This is a guest post by Ruthie:
I work as a teaching assistant at a large Midwestern research university, where I also attend as a graduate student.
Last week, in a meeting with one of the professors for whom I work, the touchy topic of the Millennial Generation arose. The professor lamented the fact that the new generation of students seem entitled, self-important, and perpetually plugged in. Realizing that I’m 23, she quickly added: “Not you, of course.”
But she’s right—the new generation of 20-somethings, myself included, are beginning to see education as a right and not a privilege—and they have never known a world without instantaneous communication. I had my first cell phone at 15. I can hardly remember life before the Internet.
We are, some say, a generation adrift—devoid of purpose or meaning in a poststructuralist, postmodern world. We have been taught that culture is relative, that truth is subjective, that the self is a social construct.
The logical conclusion of these base assumptions, paired with an ever-evolving spiderweb of technology, has led our generation to be more image-conscious than any generation that came before. The very hearts of our identities are shaped by people’s perceptions of us—we are self-indulgent, cripplingly open about our private lives, even narcissistic.
In a lab section that I lead on Fridays, several of my students were required to take the VALS test as part of a marketing assignment. We discussed their lifestyle categories, and I asked them if any of them had ever taken the MBTI assessment. To my surprise, many of them had, and their responses and comments about their categorization within the two tests were among the most enthusiastic and interesting I’d seen all semester.
This, I think, is because we are a generation that prides itself on individuality—we see it as the highest good, the most sought-after goal. The students in my lab section are like the rest of us—dying to know themselves at some true, essential level, apart from social constructs and other people’s perceptions. Looking for meaning within the ephemeral and the subjective.

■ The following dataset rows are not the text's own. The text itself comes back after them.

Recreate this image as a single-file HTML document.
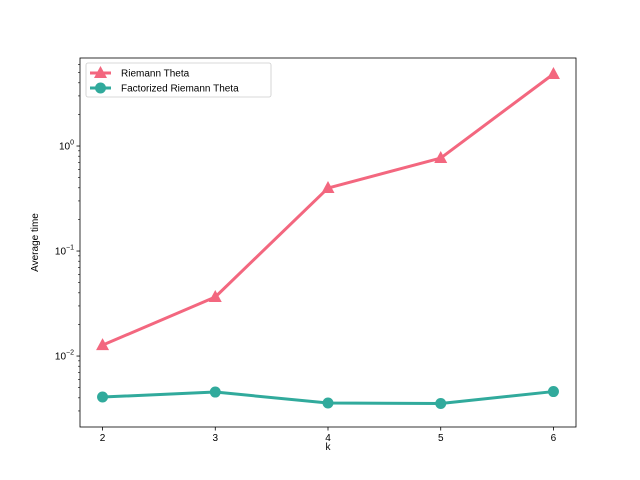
<!DOCTYPE html>
<html><head><meta charset="utf-8"><style>
body{margin:0;background:#fff}
svg{display:block;font-family:"Liberation Sans","DejaVu Sans",sans-serif}
</style></head><body>
<svg id="chart" width="640" height="480">
<rect x="0" y="0" width="640" height="480" fill="#fff"/>
</svg>
<script>
const categories=[2,3,4,5,6];
const riemannTheta=[0.0127,0.0365,0.398,0.768,4.85];
const factorizedTheta=[0.00407,0.00454,0.00357,0.00353,0.00459];
const yTickExps=[-2,-1,0];
const svg=document.getElementById('chart');
const NS='http://www.w3.org/2000/svg';
const L=80,R=576,T=58,B=427;
const xmin=1.8,xmax=6.2,lymin=Math.log10(0.00211),lymax=Math.log10(6.89);
function xs(v){return L+(v-xmin)/(xmax-xmin)*(R-L);}
function ys(v){return B-(Math.log10(v)-lymin)/(lymax-lymin)*(B-T);}
function el(t,a,p){const e=document.createElementNS(NS,t);for(const k in a)e.setAttribute(k,a[k]);(p||svg).appendChild(e);return e;}
const gx=el('g',{});


categories.forEach(c=>{const x=xs(c);
el('line',{x1:x,x2:x,y1:B,y2:B+3.5,stroke:'#000','stroke-width':0.8},gx);
const t=el('text',{x:x,y:B+14,'font-size':10,'text-anchor':'middle'},gx);t.textContent=c;

});
const xl=el('text',{x:(L+R)/2,y:450,'font-size':10,'text-anchor':'middle'});xl.textContent='k';


const gy=el('g',{});


for(let e=-3;e<=1;e++){for(let m=1;m<10;m++){const v=m*Math.pow(10,e);const y=ys(v);if(y<T-0.5||y>B+0.5)continue;
el('line',{x1:L,x2:L-(m==1?3.5:2),y1:y,y2:y,stroke:'#000','stroke-width':m==1?0.8:0.6},gy);}}
yTickExps.forEach(e=>{const y=ys(Math.pow(10,e));
const t=el('text',{x:L-6,y:y+3.5,'font-size':10,'text-anchor':'end'},gy);
t.innerHTML='10<tspan dy="-5" font-size="7">'+(e<0?'\u2212'+(-e):e)+'</tspan>';

});
const yl=el('text',{x:0,y:0,'font-size':10,'text-anchor':'middle',transform:'translate(38,'+((T+B)/2)+') rotate(-90)'});yl.textContent='Average time';


function series(vals,color,marker,name){const g=el('g',{});


el('polyline',{points:vals.map((v,i)=>xs(categories[i])+','+ys(v)).join(' '),fill:'none',stroke:color,'stroke-width':3,'stroke-linejoin':'round'},g);
vals.forEach((v,i)=>{const x=xs(categories[i]),y=ys(v);let m;
if(marker=='tri')m=el('polygon',{points:`${x},${y-7} ${x-6.5},${y+5} ${x+6.5},${y+5}`,fill:color},g);
else m=el('circle',{cx:x,cy:y,r:5.5,fill:color},g);

});}
series(riemannTheta,'#f3677f','tri','riemann-theta-series');
series(factorizedTheta,'#31aa9c','circ','factorized-riemann-theta-series');
const fr=el('rect',{x:L,y:T,width:R-L,height:B-T,fill:'none',stroke:'#000','stroke-width':0.8});


const lg=el('g',{});


el('rect',{x:86,y:63,width:185,height:34,rx:2,fill:'#fff',stroke:'#ccc','stroke-width':0.8},lg);
[['Riemann Theta','#f3677f','tri',73],['Factorized Riemann Theta','#31aa9c','circ',88]].forEach(([n,c,m,y])=>{
const e=el('g',{},lg);


el('line',{x1:90,x2:111,y1:y,y2:y,stroke:c,'stroke-width':3},e);
if(m=='tri')el('polygon',{points:`100.5,${y-7} 94,${y+5} 107,${y+5}`,fill:c},e);else el('circle',{cx:100.5,cy:y,r:5.5,fill:c},e);
const t=el('text',{x:121,y:y+3.5,'font-size':10},e);t.textContent=n;});
</script>
</body></html>
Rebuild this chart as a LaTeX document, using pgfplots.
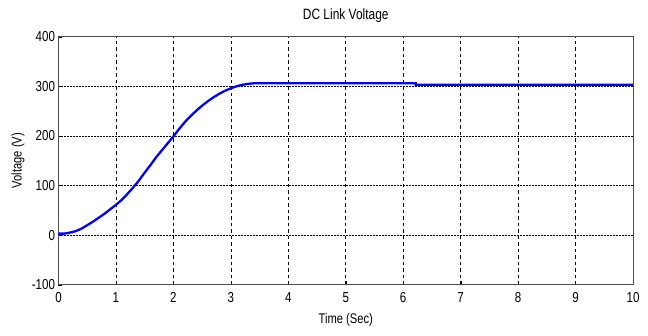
\documentclass[border=0pt]{standalone}
\usepackage{fontspec}
\setmainfont{Liberation Sans}[FakeStretch=0.8]
\usepackage{pgfplots}
\pgfplotsset{compat=1.18}
\begin{document}
\begin{tikzpicture}[x=1bp,y=1bp]
\begin{axis}[
  scale only axis,
  width=574.5bp, height=248bp,
  xmin=0, xmax=10, ymin=-100, ymax=400,
  xtick={0,1,...,10}, ytick={-100,0,...,400},
  /pgf/number format/assume math mode=true,
  tick label style={font=\fontsize{14.5}{14.5}\selectfont},
  title={DC Link Voltage},
  title style={font=\fontsize{15}{15}\selectfont, at={(axis description cs:0.5,1.045)}, anchor=base},
  xlabel={Time (Sec)}, ylabel={Voltage (V)},
  xlabel style={font=\fontsize{14}{14}\selectfont, at={(axis description cs:0.5,-0.1585)}, anchor=base},
  ylabel style={font=\fontsize{14}{14}\selectfont, at={(axis description cs:-0.064,0.5)}, anchor=base},
  grid=major,
  x grid style={black, dash pattern=on 3.5bp off 3bp, line width=0.6bp},
  y grid style={black, dash pattern=on 1.5bp off 1.5bp, line width=0.6bp},
  axis line style={black!70, line width=0.8bp},
  major tick length=4bp,
  tick style={black},
  tick align=inside,
  xtick pos=bottom, ytick pos=left,
  xticklabel style={yshift=-4.5bp},
  yticklabel style={xshift=0bp},
]
\addplot[blue, line width=2.3bp] coordinates {
(0,3) (0.1,3) (0.2,5) (0.3,8) (0.4,13) (0.5,20) (0.6,27) (0.7,35) (0.8,43) (0.9,52) (1.0,61) (1.1,71) (1.2,83) (1.3,96) (1.4,110) (1.5,126) (1.6,141) (1.7,157) (1.8,171) (1.9,185) (2.0,199) (2.1,214) (2.2,228) (2.3,240) (2.4,251) (2.5,261) (2.6,270) (2.7,278) (2.8,285) (2.9,291) (3.0,296) (3.1,300) (3.2,303) (3.3,305) (3.4,306)
(6.22,306) (6.22,303) (10,303)
};
\end{axis}
\path (current axis.south west) ++(-58.5bp,-51bp) coordinate (bl);
\path (current axis.north east) ++(15bp,36.7bp) coordinate (tr);
\useasboundingbox (bl) rectangle (tr);
\end{tikzpicture}
\end{document}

And so the meaning of life for the Millennial generation is expression—the only way to validate a fleeting existence limited by perception.
We are experiencers and consumers, learning to craft our public images via Myspace and Facebook, seeking to better market ourselves to universities and prospective employers. But in the context of a brave new 21st-century society, I think most of us realize that neither consumption nor personal experience can give us ultimate, transcendent meaning. Our lives, both public and private, are particular to us, and one day both they (and we) will be gone.
I believe this is what we’re afraid of. We, who have spent our lives immersed in instantaneous technology since infanthood, are afraid of fading away unnoticed. We are afraid that our tiny voices will be swept away in the mad torrent of this information age.
We are afraid of becoming obsolete.
And so expression—the validation of our existence by preserving it in some form—in pictures, Myspace and Facebook pages, blogs, journals, music and art—has become the highest good, the purest form of meaning.
I hope the older generations can forgive us our flightiness and our narcissism, our iPods and our text messages.
We, like every generation that came before, crave permanence, fulfillment and meaning—meaning that, for many of us, can only be attained through expression.